Why aren't German economists more obsessed by the lessons of 1931 - the Brüning austerity "Notverordnungen" ("emergency decrees") that induced mass unemployment, spiraling deflation, the collapse of the Weimar Republic, the discrediting of democracy and market capitalism and the rise of the Nazis, which until then had been a marginal party? The inflation of 1923 was ended, not by austerity, but by a currency reform that wiped the slate clean of the domestic war debts (not reparations) that were unredeemable anyway after the lost war. Inflation was a lousy way of doing the job - destroying the life savings of large parts of the middle classes, but the economy then turned around and growth resumed strongly until the New York stock market crash of 1929. (By the way, buyers of German WWI war debt were allowed to leverage their purchases by using previous purchases as collateral, something the American ambassador James W. Gerard, in his memoir "My Four Years in Germany", predicted would bring them no end of grief in the postwar period. Sounds familiar? Securitization avant le lettre!)

They have learned the wrong lesson - 1923 instead of 1931 - and are not going to admit they're wrong. Instead, they apparently will stick to austerity to the end, with one Eurozone country after another being sucked into the vortice of self-imposed sovereign default. Mind you, these are all countries that would have been perfectly viable economically on their own (maybe Greece is an exception...), if they weren't straight-jacked into the Euro corset. None of them was any more guilty of fiscal mismanagement than Germany (Ireland could have regulated its banking sector more carefully, but then it was providing a service to the rest of the EU's risk-loving banking community, acting as a Trojan Cayman Island).
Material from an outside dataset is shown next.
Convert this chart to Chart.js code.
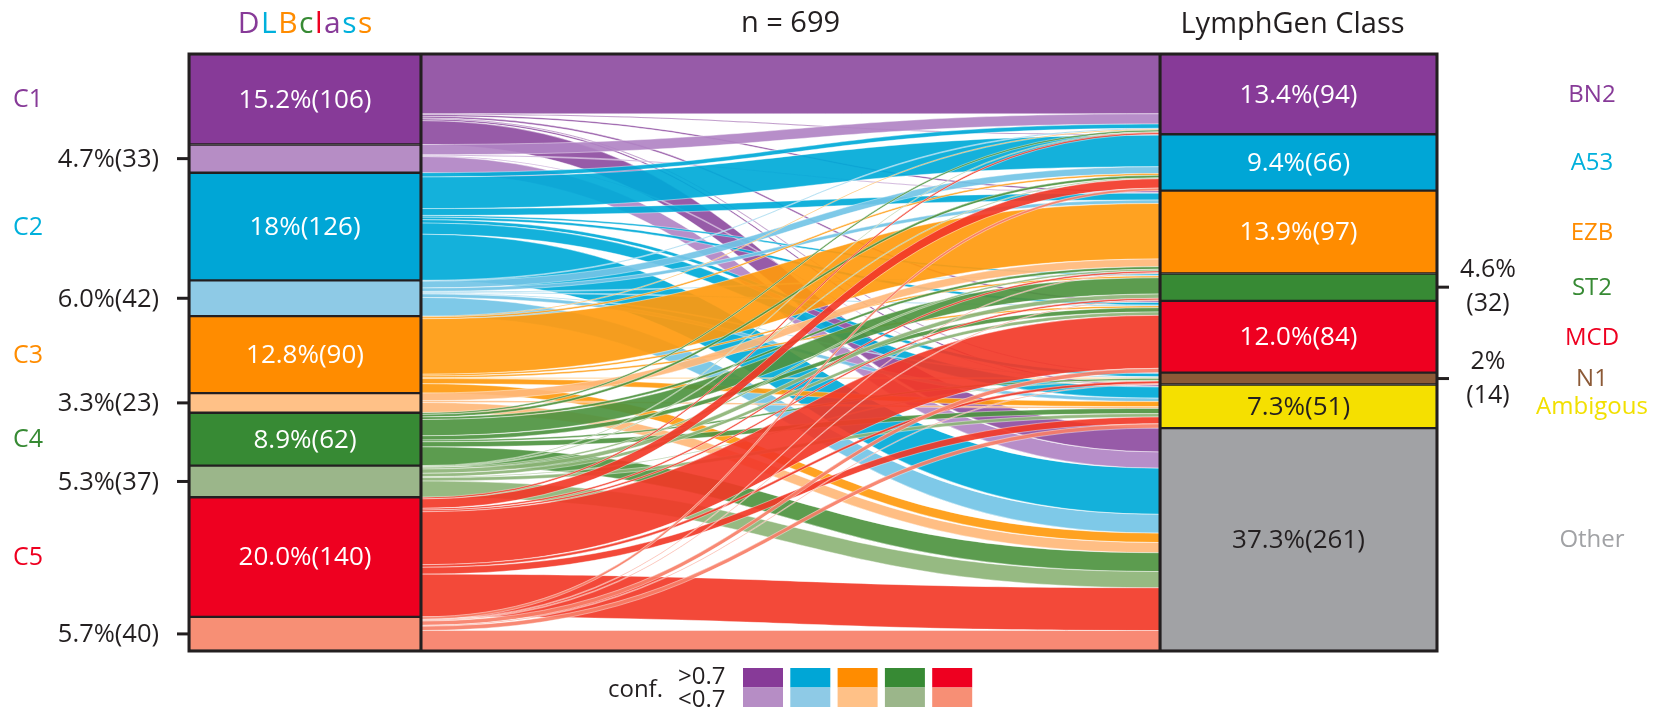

What they weren't guilt of was German "Lohndumping" - constraining their wages to stagnation, so that they systemically lagged productivity for over ten years, just avoiding deflation and accumulating cost advantages in the export sector at the expense of domestic demand (Germany having a good traditional industrial specialization in high-end cars, specialized capital goods and industrial chemicals also helped).

So it looks at the moment like we are condemned to relive the gratuitous policy blunders of 1931 (see my 25 Sept blog), with all the consequences like mass unemployment, bank runs, and the rise of xenophobic and racist extreme right parties. All useless sacrifices to the gods of 1923 because, inexplicably, we are unable to learn the lessons of 1931. Even though austerity naively looks like the answer to a debt crisis (belt tightening), in fact, by inducing a collapse of domestic demand and a fall in nominal wages, it actually increases the effective debt burden and induces investors to flee. If we haven't learned this lesson by now from Greece, Italy, and Spain, apparently we never will.

Why don't the lovers of naive economic morality tales and sartorial metaphors reason instead as follows? To pay off our debts, we have to roll up our sleeves, increase employment and work harder (at frozen wages), not fire workers, depress activity, and thereby lower productivity (note to business cycle wonks: productivity is procyclical). Choose your morality tale, choose your historical catastrophe wisely.